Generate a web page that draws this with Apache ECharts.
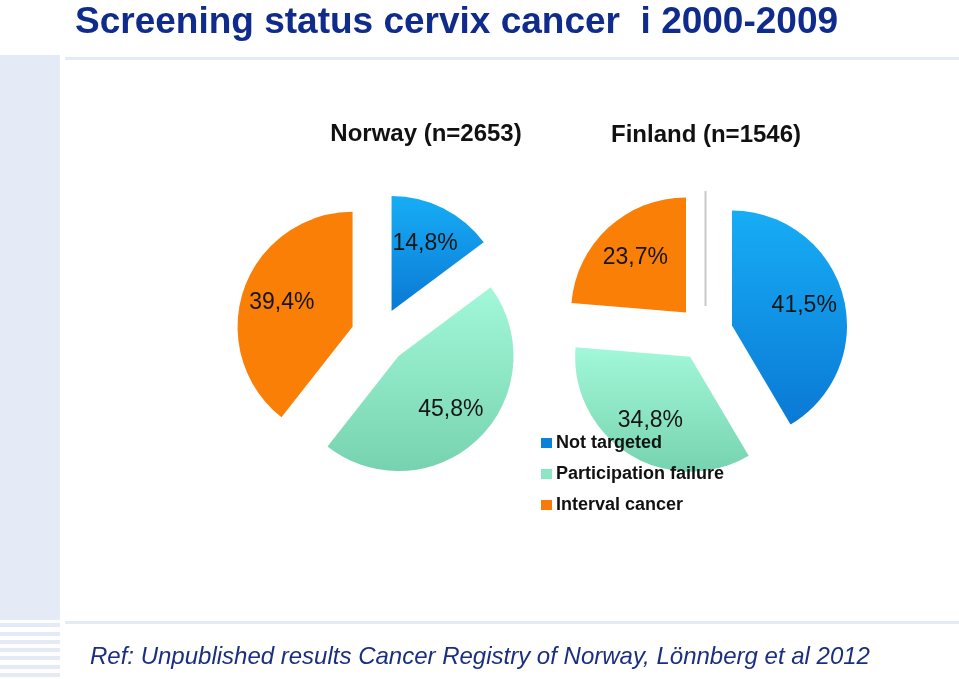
<!DOCTYPE html>
<html>
<head>
<meta charset="utf-8">
<script src="https://cdn.jsdelivr.net/npm/echarts@6/dist/echarts.min.js"></script>
<style>
html,body{margin:0;padding:0;background:#fff;}
#chart{width:959px;height:679px;}
</style>
</head>
<body>
<div id="chart"></div>
<script>
// ---- data ----
const categories = ['Not targeted', 'Participation failure', 'Interval cancer'];
const norwayValues = [14.8, 45.8, 39.4];
const finlandValues = [41.5, 34.8, 23.7];
const countryTitles = ['Norway (n=2653)', 'Finland (n=1546)'];
const mainTitle = 'Screening status cervix cancer  i 2000-2009';
const refText = 'Ref: Unpublished results Cancer Registry of Norway, Lönnberg et al 2012';

// ---- styles ----
const sliceColors = [
  {type:'linear', x:0, y:0, x2:0, y2:1, colorStops:[{offset:0,color:'#17adf5'},{offset:1,color:'#0a79d5'}]},
  {type:'linear', x:0, y:0, x2:0, y2:1, colorStops:[{offset:0,color:'#a2f8d9'},{offset:1,color:'#77d3af'}]},
  '#f97f07'
];
const legendColors = ['#0a82da', '#8ce6c4', '#f77a0a'];
const R = 115, OFFSET = 28;
const centers = [[379, 336], [705, 333]];
const fmt = p => String(p.value).replace('.', ',') + '%';

function slicePie(values, center) {
  return {
    type: 'pie', center: center, radius: [0, R],
    startAngle: 90, clockwise: true,
    selectedMode: 'multiple', selectedOffset: OFFSET,
    avoidLabelOverlap: false, silent: true,
    label: {show: false}, labelLine: {show: false},
    emphasis: {disabled: true},
    select: {itemStyle: {borderWidth: 0}},
    itemStyle: {borderWidth: 0},
    data: categories.map((c, i) => ({name: c, value: values[i], selected: true, itemStyle: {color: sliceColors[i]}}))
  };
}
function labelPie(values, center) {
  return {
    type: 'pie', center: center, radius: [0, R * 1.25],
    startAngle: 90, clockwise: true,
    selectedMode: 'multiple', selectedOffset: OFFSET,
    avoidLabelOverlap: false, silent: true, z: 3,
    itemStyle: {color: 'rgba(0,0,0,0)', borderWidth: 0},
    select: {itemStyle: {color: 'rgba(0,0,0,0)', borderWidth: 0}},
    emphasis: {disabled: true},
    label: {show: true, position: 'inside', formatter: fmt, color: '#151515',
            fontFamily: 'Liberation Sans, Arial, sans-serif', fontSize: 23},
    labelLine: {show: false},
    data: categories.map((c, i) => ({name: c, value: values[i], selected: true}))
  };
}

const chart = echarts.init(document.getElementById('chart'), null, {renderer: 'canvas'});
const bg = '#e4ebf7';
const graphics = [
  {type:'rect', shape:{x:0, y:55, width:60, height:565}, style:{fill:bg}, z:-10},
  {type:'rect', shape:{x:65, y:57, width:894, height:3}, style:{fill:bg}, z:-10},
  {type:'rect', shape:{x:65, y:621, width:894, height:3}, style:{fill:bg}, z:-10},
  {type:'line', shape:{x1:705.5, y1:191, x2:705.5, y2:306}, style:{stroke:'#c9c9c9', lineWidth:2}, z:-5},
  {type:'text', x:75, y:23, style:{text: mainTitle, fill:'#0f2b8c', font:'bold 37px "Liberation Sans", Arial, sans-serif', textVerticalAlign:'middle'}},
  {type:'text', x:426, y:134, style:{text: countryTitles[0], fill:'#111', font:'bold 24px "Liberation Sans", Arial, sans-serif', textAlign:'center', textVerticalAlign:'middle'}},
  {type:'text', x:706, y:135, style:{text: countryTitles[1], fill:'#111', font:'bold 24px "Liberation Sans", Arial, sans-serif', textAlign:'center', textVerticalAlign:'middle'}},
  {type:'text', x:90, y:657, style:{text: refText, fill:'#1b2f80', font:'italic 24px "Liberation Sans", Arial, sans-serif', textVerticalAlign:'middle'}}
];
[623, 632, 640, 648, 656, 665, 673].forEach(y => graphics.push({type:'rect', shape:{x:0, y:y, width:60, height:4}, style:{fill:bg}, z:-10}));

chart.setOption({
  backgroundColor: '#ffffff',
  animation: false,
  legend: {
    orient: 'vertical', left: 536, top: 429,
    itemWidth: 11, itemHeight: 10, itemGap: 13, icon: 'rect',
    selectedMode: false,
    textStyle: {fontFamily: 'Liberation Sans, Arial, sans-serif', fontSize: 18, fontWeight: 'bold', color: '#111', padding: [0,0,0,-1]},
    data: categories.map((c, i) => ({name: c, itemStyle: {color: legendColors[i]}}))
  },
  graphic: graphics,
  series: [
    slicePie(norwayValues, centers[0]),
    slicePie(finlandValues, centers[1]),
    labelPie(norwayValues, centers[0]),
    labelPie(finlandValues, centers[1])
  ]
});
</script>
</body>
</html>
########################################
__Goal__
Would you set down the listing exactly, omitting pictures?

__Solution to this task__
Generate a web page that draws this with Apache ECharts.
<!DOCTYPE html>
<html>
<head>
<meta charset="utf-8">
<script src="https://cdn.jsdelivr.net/npm/echarts@6/dist/echarts.min.js"></script>
<style>
html,body{margin:0;padding:0;background:#fff;}
#chart{width:959px;height:679px;}
</style>
</head>
<body>
<div id="chart"></div>
<script>
// ---- data ----
const categories = ['Not targeted', 'Participation failure', 'Interval cancer'];
const norwayValues = [14.8, 45.8, 39.4];
const finlandValues = [41.5, 34.8, 23.7];
const countryTitles = ['Norway (n=2653)', 'Finland (n=1546)'];
const mainTitle = 'Screening status cervix cancer  i 2000-2009';
const refText = 'Ref: Unpublished results Cancer Registry of Norway, Lönnberg et al 2012';

// ---- styles ----
const sliceColors = [
  {type:'linear', x:0, y:0, x2:0, y2:1, colorStops:[{offset:0,color:'#17adf5'},{offset:1,color:'#0a79d5'}]},
  {type:'linear', x:0, y:0, x2:0, y2:1, colorStops:[{offset:0,color:'#a2f8d9'},{offset:1,color:'#77d3af'}]},
  '#f97f07'
];
const legendColors = ['#0a82da', '#8ce6c4', '#f77a0a'];
const R = 115, OFFSET = 28;
const centers = [[379, 336], [705, 333]];
const fmt = p => String(p.value).replace('.', ',') + '%';

function slicePie(values, center) {
  return {
    type: 'pie', center: center, radius: [0, R],
    startAngle: 90, clockwise: true,
    selectedMode: 'multiple', selectedOffset: OFFSET,
    avoidLabelOverlap: false, silent: true,
    label: {show: false}, labelLine: {show: false},
    emphasis: {disabled: true},
    select: {itemStyle: {borderWidth: 0}},
    itemStyle: {borderWidth: 0},
    data: categories.map((c, i) => ({name: c, value: values[i], selected: true, itemStyle: {color: sliceColors[i]}}))
  };
}
function labelPie(values, center) {
  return {
    type: 'pie', center: center, radius: [0, R * 1.25],
    startAngle: 90, clockwise: true,
    selectedMode: 'multiple', selectedOffset: OFFSET,
    avoidLabelOverlap: false, silent: true, z: 3,
    itemStyle: {color: 'rgba(0,0,0,0)', borderWidth: 0},
    select: {itemStyle: {color: 'rgba(0,0,0,0)', borderWidth: 0}},
    emphasis: {disabled: true},
    label: {show: true, position: 'inside', formatter: fmt, color: '#151515',
            fontFamily: 'Liberation Sans, Arial, sans-serif', fontSize: 23},
    labelLine: {show: false},
    data: categories.map((c, i) => ({name: c, value: values[i], selected: true}))
  };
}

const chart = echarts.init(document.getElementById('chart'), null, {renderer: 'canvas'});
const bg = '#e4ebf7';
const graphics = [
  {type:'rect', shape:{x:0, y:55, width:60, height:565}, style:{fill:bg}, z:-10},
  {type:'rect', shape:{x:65, y:57, width:894, height:3}, style:{fill:bg}, z:-10},
  {type:'rect', shape:{x:65, y:621, width:894, height:3}, style:{fill:bg}, z:-10},
  {type:'line', shape:{x1:705.5, y1:191, x2:705.5, y2:306}, style:{stroke:'#c9c9c9', lineWidth:2}, z:-5},
  {type:'text', x:75, y:23, style:{text: mainTitle, fill:'#0f2b8c', font:'bold 37px "Liberation Sans", Arial, sans-serif', textVerticalAlign:'middle'}},
  {type:'text', x:426, y:134, style:{text: countryTitles[0], fill:'#111', font:'bold 24px "Liberation Sans", Arial, sans-serif', textAlign:'center', textVerticalAlign:'middle'}},
  {type:'text', x:706, y:135, style:{text: countryTitles[1], fill:'#111', font:'bold 24px "Liberation Sans", Arial, sans-serif', textAlign:'center', textVerticalAlign:'middle'}},
  {type:'text', x:90, y:657, style:{text: refText, fill:'#1b2f80', font:'italic 24px "Liberation Sans", Arial, sans-serif', textVerticalAlign:'middle'}}
];
[623, 632, 640, 648, 656, 665, 673].forEach(y => graphics.push({type:'rect', shape:{x:0, y:y, width:60, height:4}, style:{fill:bg}, z:-10}));

chart.setOption({
  backgroundColor: '#ffffff',
  animation: false,
  legend: {
    orient: 'vertical', left: 536, top: 429,
    itemWidth: 11, itemHeight: 10, itemGap: 13, icon: 'rect',
    selectedMode: false,
    textStyle: {fontFamily: 'Liberation Sans, Arial, sans-serif', fontSize: 18, fontWeight: 'bold', color: '#111', padding: [0,0,0,-1]},
    data: categories.map((c, i) => ({name: c, itemStyle: {color: legendColors[i]}}))
  },
  graphic: graphics,
  series: [
    slicePie(norwayValues, centers[0]),
    slicePie(finlandValues, centers[1]),
    labelPie(norwayValues, centers[0]),
    labelPie(finlandValues, centers[1])
  ]
});
</script>
</body>
</html>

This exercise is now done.